OMICIDIO DI VICOFERTILE
A 20 anni è un orizzonte che si restringe sempre più. Nessuno sconto né la possibilità di una perizia psichiatrica: è ancora ergastolo per Patrick Mallardo, l'incappucciato che nella notte tra il 4 e il 5 maggio 2021 si infilò nel rudere di Vicofertile e straziò Daniele Tanzi, 18 anni appena, con 33 coltellate. La Corte d'assise d'appello di Bologna, presieduta da Orazio Pescatore, ha confermato la sentenza di Parma dello scorso aprile.
Mallardo aveva condannato il ragazzo che aveva preso il suo posto accanto a Maria Teresa Dromì, l'ex fidanzata con cui aveva condiviso anni intensi e travagliati. Ma quella notte aveva voluto punire anche lei, che se ne era andata e ogni tanto tornava. La difesa ha chiesto ancora una volta di indagare nella mente di Mallardo, ma i giudici d'appello hanno respinto la richiesta. Un no pesante, se si considera che anche il sostituto procuratore generale Licia Scagliarini ha sostenuto (inaspettatamente) l'istanza, mentre il pm Fabrizio Pensa, titolare dell'inchiesta, si era sempre opposto alle richieste della difesa sia durante le indagini che a processo.
La Corte d'assise d'appello è andata spedita verso la decisione: a fine mattinata il dispositivo era già scritto. Poche righe per dire che non c'era nulla da «correggere» della sentenza di primo grado. Ha retto l'aggravante dei futili motivi, che da sola porta dritto all'ergastolo, dopo che in primo grado era caduta la premeditazione (e la procura non aveva impugnato). Ma su Mallardo pesavano anche le lesioni personali nei confronti di Maria Teresa, aggredita e ferita quella sera, le minacce perché la ragazza raccontasse ai poliziotti la versione dell'uomo nero arrivato improvvisamente nell'immobile abbandonato di via della Liberazione, oltre che il porto abusivo del coltello. E con il sigillo sulla sentenza di primo grado, vengono confermati anche i risarcimenti per le parti civili: 920mila euro come provvisionale complessiva per la madre, il padre e i due fratelli di Daniele, residenti a Casalmaggiore, 2.000 euro per Maria Teresa Dromì e 500 euro per l'associazione di solidarietà sociale Gens Nova. «Si tratta di una sentenza che è stata accolta con senso di liberazione da parte dei miei assistiti - sottolinea Francesco Mattioli, difensore della famiglia Tanzi -. La Corte d'assise d'appello ha evidentemente condiviso interamente le argomentazioni della Corte d’assise di Parma. Credo che che nella conferma della sentenza abbia inciso la totale assenza di pentimento da parte del Mallardo».

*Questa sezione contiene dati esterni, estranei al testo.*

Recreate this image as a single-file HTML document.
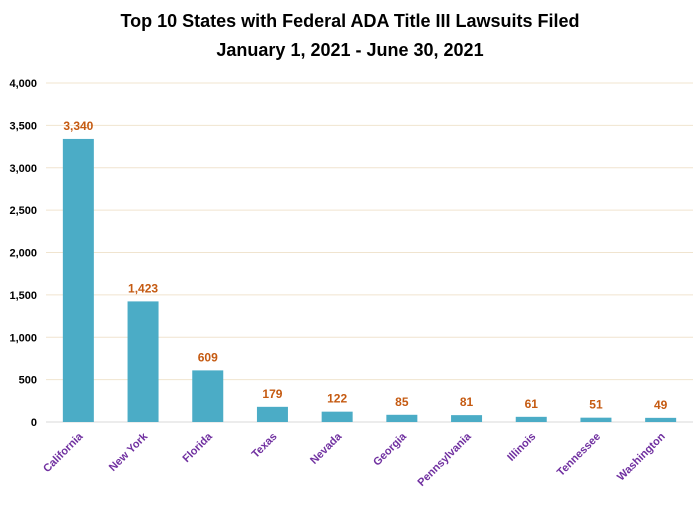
<!DOCTYPE html>
<html><head><meta charset="utf-8"><style>
body{margin:0;background:#fff;}
svg{display:block;font-family:"Liberation Sans",sans-serif;}
</style></head><body>
<svg id="chart" width="700" height="507" viewBox="0 0 700 507">
<text x="350" y="27" text-anchor="middle" font-size="18" font-weight="bold" fill="#000">Top 10 States with Federal ADA Title III Lawsuits Filed</text>
<text x="350" y="56" text-anchor="middle" font-size="18" font-weight="bold" fill="#000">January 1, 2021 - June 30, 2021</text>
<g id="grid"></g><g id="bars"></g><g id="labels"></g>
</svg>
<script>
const categories=["California","New York","Florida","Texas","Nevada","Georgia","Pennsylvania","Illinois","Tennessee","Washington"];
const values=[3340,1423,609,179,122,85,81,61,51,49];
const valueLabels=["3,340","1,423","609","179","122","85","81","61","51","49"];
const tickValues=[0,500,1000,1500,2000,2500,3000,3500,4000];
const tickLabels=["0","500","1,000","1,500","2,000","2,500","3,000","3,500","4,000"];
const NS="http://www.w3.org/2000/svg";
const x0=46,x1=693,y0=422,y1=83,maxV=4000;
const band=(x1-x0)/categories.length;
const yS=v=>y0-(v/maxV)*(y0-y1);
const xC=i=>x0+band*(i+0.5);
function mk(tag,attrs,parent,text){const e=document.createElementNS(NS,tag);for(const k in attrs)e.setAttribute(k,attrs[k]);if(text!==undefined)e.textContent=text;parent.appendChild(e);return e;}
const grid=document.getElementById('grid'),bars=document.getElementById('bars'),labels=document.getElementById('labels');
tickValues.forEach((t,i)=>{
 const y=yS(t);
 const l=mk('line',{x1:x0,x2:x1,y1:y,y2:y,stroke:i===0?'#d9d9d9':'#f0e4cf','stroke-width':1},grid);
 
 
 const tx=mk('text',{x:37,y:y+4,'text-anchor':'end','font-size':11,'font-weight':'bold',fill:'#000'},grid,tickLabels[i]);
 
 
});
const bw=31;
values.forEach((v,i)=>{
 const cx=xC(i),y=yS(v);
 const r=mk('rect',{x:cx-bw/2,y:y,width:bw,height:y0-y,fill:'#4bacc6'},bars);
 
 
 const vl=mk('text',{x:cx,y:y-9,'text-anchor':'middle','font-size':12,'font-weight':'bold',fill:'#c55a11'},labels,valueLabels[i]);
 
 
 const cl=mk('text',{x:cx+5,y:437,'text-anchor':'end','font-size':11,'font-weight':'bold',fill:'#7030a0',transform:`rotate(-45 ${cx+5} 437)`},labels,categories[i]);
 
 
});
</script>
</body></html>
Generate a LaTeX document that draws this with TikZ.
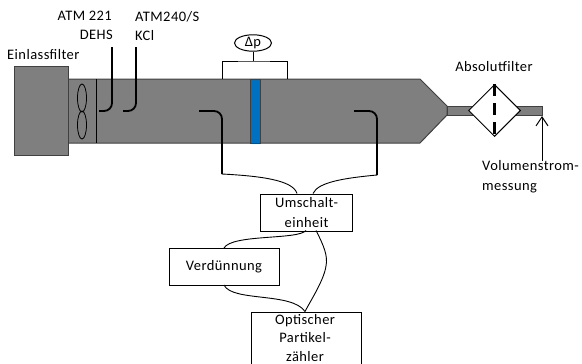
\documentclass[tikz,border=0pt]{standalone}
\usepackage{fontspec}
\setmainfont[LetterSpace=3]{Carlito}
\usetikzlibrary{arrows.meta,shapes.geometric}
\definecolor{tubegray}{HTML}{7F7F7F}
\definecolor{filterblue}{HTML}{0070C0}
\newcommand{\labfont}{\fontsize{14.5}{20}\selectfont}
\newcommand{\tightfont}{\fontsize{14.5}{18.5}\selectfont}
\tikzset{
  x=1pt,y=-1pt,
  body/.style={fill=tubegray,draw=black!75,line width=1pt},
  boxn/.style={draw=black,line width=1pt,fill=white,minimum width=#1,inner sep=0pt,align=center,anchor=north west,font=\labfont},
  lab/.style={font=\labfont,inner sep=0pt,align=left},
  probe/.style={line width=1.8pt,rounded corners=8pt},
  thin line/.style={line width=1pt},
  curve/.style={line width=0.9pt}
}
\begin{document}
\begin{tikzpicture}
\useasboundingbox (0,0) rectangle (582,364);
% tube bodies
\path[body] (68,79) -- (420,79) -- (447,106) -- (447,115) -- (420,143) -- (68,143) -- cycle;
\path[body] (447,106) rectangle (542,115);
\path[body] (14,66) rectangle (68,155);
\draw[thin line] (96,79) -- (96,143);
\draw[line width=0.8pt] (82,98) ellipse (4.5 and 14);
\draw[line width=0.8pt] (82,125) ellipse (4.5 and 14);
% filter
\fill[filterblue,draw=black!75,line width=1pt] (250.5,79) rectangle (260,143);
% delta p
\node[draw,ellipse,line width=1pt,fill=white,minimum width=37,minimum height=16,inner sep=0pt,font=\labfont] (dp) at (253,43) {Δp};
\coordinate (dpL) at (222.5,79);
\coordinate (dpR) at (287.5,79);
\coordinate (dpJ) at (253,61);
\draw[thin line] (dp.south) -- (dpJ);
\draw[thin line] (dpL) |- (dpJ) -| (dpR);
% absolute filter
\node[draw,diamond,aspect=1,line width=1pt,fill=white,minimum width=52,minimum height=52,inner sep=0pt] (abs) at (494.5,110.5) {};
\draw[line width=2.2pt,dash pattern=on 12pt off 7pt] (abs.north) -- (abs.south);
% labels
\node[lab,anchor=north east] (atma) at (112,11) {ATM 221};
\node[lab,anchor=north east] (dehs) at (113,30) {DEHS};
\node[lab,anchor=north west] (atmb) at (135,11) {ATM240/S};
\node[lab,anchor=north west] (kcl) at (135,30) {KCl};
\node[lab,anchor=west] (einl) at (7,55) {Einlassfilter};
\node[lab,anchor=north] (absl) at (494,61) {Absolutfilter};
\node[lab,anchor=north west] (vol) at (482,160) {Volumenstrom-\\messung};
% injectors and probes
\coordinate (p1) at (99,111); \coordinate (p2) at (123,111);
\coordinate (p3) at (199,111); \coordinate (p4) at (354,111);
\coordinate (q3) at (222,174); \coordinate (q4) at (377,175);
\draw[probe] (112,47) |- (p1);
\draw[probe] (136,47) |- (p2);
\draw[probe] (q3) |- (p3);
\draw[probe] (q4) |- (p4);
% boxes
\node[boxn=92,minimum height=37] (um) at (260,193.5) {Umschalt-\\einheit};
\node[boxn=110,minimum height=37] (ver) at (168.5,248) {Verdünnung};
\node[draw,line width=1pt,fill=white,anchor=north west,minimum width=110,minimum height=58,inner sep=0pt] (opt) at (250.5,311.5) {};
\node[inner sep=0pt,font=\tightfont,align=center,anchor=north] (optl) at (305,314) {Optischer\\Partikel-\\zähler};
% connecting curves
\coordinate (u1) at (297,193.5); \coordinate (u2) at (313,193.5);
\coordinate (u3) at (306,230.5); \coordinate (u4) at (316,230.5);
\coordinate (v1) at (224,248); \coordinate (v2) at (224,285);
\coordinate (o1) at (305,311.5);
\draw[curve] (q3) .. controls (260,176) and (293,180) .. (u1);
\draw[curve] (q4) .. controls (345,178) and (318,182) .. (u2);
\draw[curve] (u3) .. controls (298,240) and (232,234) .. (v1);
\draw[curve] (v2) .. controls (232,302) and (292,292) .. (o1);
\draw[curve] (u4) .. controls (324,246) and (328,256) .. (326,266) .. controls (324,280) and (311,300) .. (o1);
% flow measurement arrow
\coordinate (fm) at (542,161);
\coordinate (ft) at (542,116);
\draw[thin line,-{Straight Barb[length=9pt,width=12pt,line width=1pt]}] (fm) -- (ft);
\end{tikzpicture}
\end{document}
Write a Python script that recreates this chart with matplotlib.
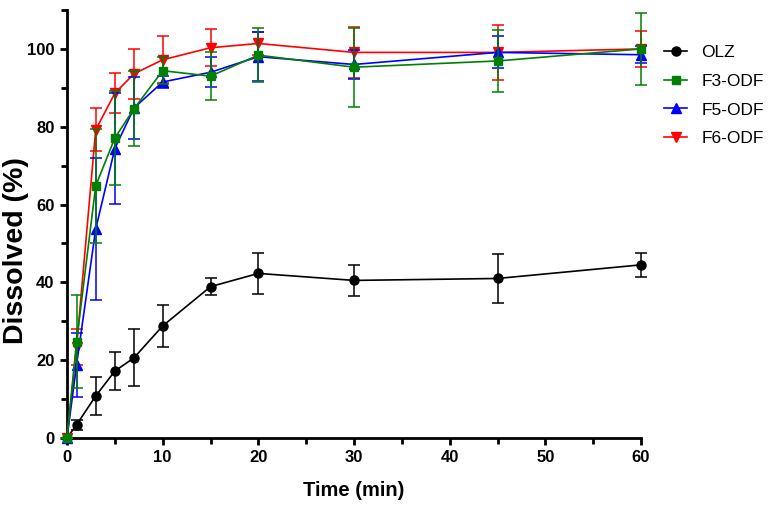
import matplotlib
matplotlib.use("Agg")
import matplotlib.pyplot as plt
from matplotlib import font_manager
from matplotlib.ticker import MultipleLocator

# ---------------- data ----------------
time_min = [0, 1, 3, 5, 7, 10, 15, 20, 30, 45, 60]

olz = [0, 3.4, 10.8, 17.2, 20.6, 28.8, 38.9, 42.3, 40.5, 41.0, 44.5]
olz_err = [0, 1.3, 4.8, 4.8, 7.3, 5.3, 2.2, 5.2, 3.9, 6.4, 3.1]

f3 = [0, 24.8, 64.8, 77.1, 84.6, 94.4, 93.0, 98.4, 95.3, 96.9, 100.0]
f3_err = [0, 11.9, 14.7, 12.2, 9.6, 3.5, 6.2, 7.0, 10.2, 8.0, 9.2]

f5 = [0, 18.8, 53.7, 74.4, 84.8, 91.5, 94.0, 98.0, 96.0, 99.1, 98.5]
f5_err = [0, 8.2, 18.2, 14.2, 8.0, 1.5, 3.8, 6.3, 3.8, 4.1, 2.2]

f6 = [0, 23.4, 79.2, 88.6, 93.6, 97.2, 100.3, 101.4, 99.1, 99.1, 100.0]
f6_err = [0, 4.6, 5.5, 5.2, 6.5, 6.0, 4.8, 3.0, 6.6, 7.0, 4.7]

labels = ["OLZ", "F3-ODF", "F5-ODF", "F6-ODF"]

# ---------------- fonts ----------------
avail = {f.name for f in font_manager.fontManager.ttflist}
regular = "Liberation Sans" if "Liberation Sans" in avail else "DejaVu Sans"

W, H = 772, 508
fig = plt.figure(figsize=(W / 100, H / 100), dpi=100)
ax = fig.add_axes([67 / W, 1 - 438 / H, (641 - 67) / W, (438 - 10) / H])

series = [
    (olz, olz_err, "black", "o", labels[0], 2),
    (f6, f6_err, "#FF0000", "v", labels[3], 3),
    (f5, f5_err, "#0000FF", "^", labels[2], 4),
    (f3, f3_err, "#008000", "s", labels[1], 5),
]

handles = {}
for y, e, c, m, lab, z in series:
    ax.errorbar(time_min, y, yerr=e, fmt="none", ecolor=c, elinewidth=1.1,
                capsize=4, capthick=1.1, zorder=z - 0.5, clip_on=False)
    h, = ax.plot(time_min, y, color=c, marker=m, markersize=6.5 if m != "s" else 6,
                 linewidth=1.2, label=lab, zorder=z, clip_on=False)
    handles[lab] = h

ax.set_xlim(0, 60)
ax.set_ylim(0, 110)
ax.xaxis.set_major_locator(MultipleLocator(10))
ax.xaxis.set_minor_locator(MultipleLocator(5))
ax.yaxis.set_major_locator(MultipleLocator(20))
ax.yaxis.set_minor_locator(MultipleLocator(10))

for s in ["top", "right"]:
    ax.spines[s].set_visible(False)
for s in ["left", "bottom"]:
    ax.spines[s].set_linewidth(2)
ax.tick_params(which="major", length=5, width=2, direction="out", pad=4)
ax.tick_params(which="minor", length=4, width=2, direction="out")

for lbl in ax.get_xticklabels() + ax.get_yticklabels():
    lbl.set_fontfamily(regular)
    lbl.set_fontweight("bold")
    lbl.set_fontsize(12)

ax.set_xlabel("Time (min)", fontfamily=regular, fontweight="bold", fontsize=14.5)
ax.xaxis.set_label_coords(0.5, -(491 - 438) / 428)
ax.set_ylabel("Dissolved (%)", fontfamily=regular, fontweight="bold", fontsize=20.5)
ax.yaxis.set_label_coords(-(67 - 16) / 574, (438 - 251) / 428)
ax.yaxis.label.set_verticalalignment("center")
ax.xaxis.label.set_verticalalignment("center")

fig.legend([handles[l] for l in labels], labels, loc="upper left",
           bbox_to_anchor=(664 / W, 1 - 45 / H), frameon=False,
           prop={"family": regular, "size": 12.5},
           handlelength=1.35, handletextpad=0.8, labelspacing=0.78,
           borderpad=0, borderaxespad=0)

fig.savefig("out.png", dpi=100)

Non ha detto nulla nemmeno ieri. Aveva invece parlato durante il processo a Parma, decidendo di rispondere alle domande delle parti. Ma per balbettare parole sconcertanti: «Il carcere mi ha cancellato la memoria», aveva detto. Eppure, poco dopo il delitto, aveva confessato tutto agli inquirenti (seppure senza la presenza di un difensore) e anche quando era già in via Burla, a più di un mese di distanza dall'omicidio, aveva riferito alla madre: «Tutti i movimenti me li ricordo, filo per filo...». Ma allora perché quelle dichiarazioni in udienza? «Dettate da una strategia processuale, quella di apparire come persona incapace di intendere e volere», aveva scritto la Corte d'assise, presieduta da Alessandro Conti, nelle motivazioni della sentenza di primo grado.
Nessuna ombra di follia, secondo i giudici. Quel 4 maggio Mallardo aveva saputo che Maria Teresa era tornata al fianco di Daniele, nonostante quattro giorni prima fosse di nuovo uscita con lui. E alle 10 di sera, dopo i messaggi ricevuti dalla ragazza, aveva avuto la certezza che lei e Daniele erano nella struttura abbandonata di Vicofertile. Così aveva inforcato la bicicletta, chiesta in prestito a un amico, e aveva cominciato la sua spedizione di morte alla «fabbrica»: nello zainetto una lampada, gli indumenti di ricambio e un coltello da cucina. Per colpire Daniele, addormentato accanto a Maria Teresa su quel materasso gettato a terra.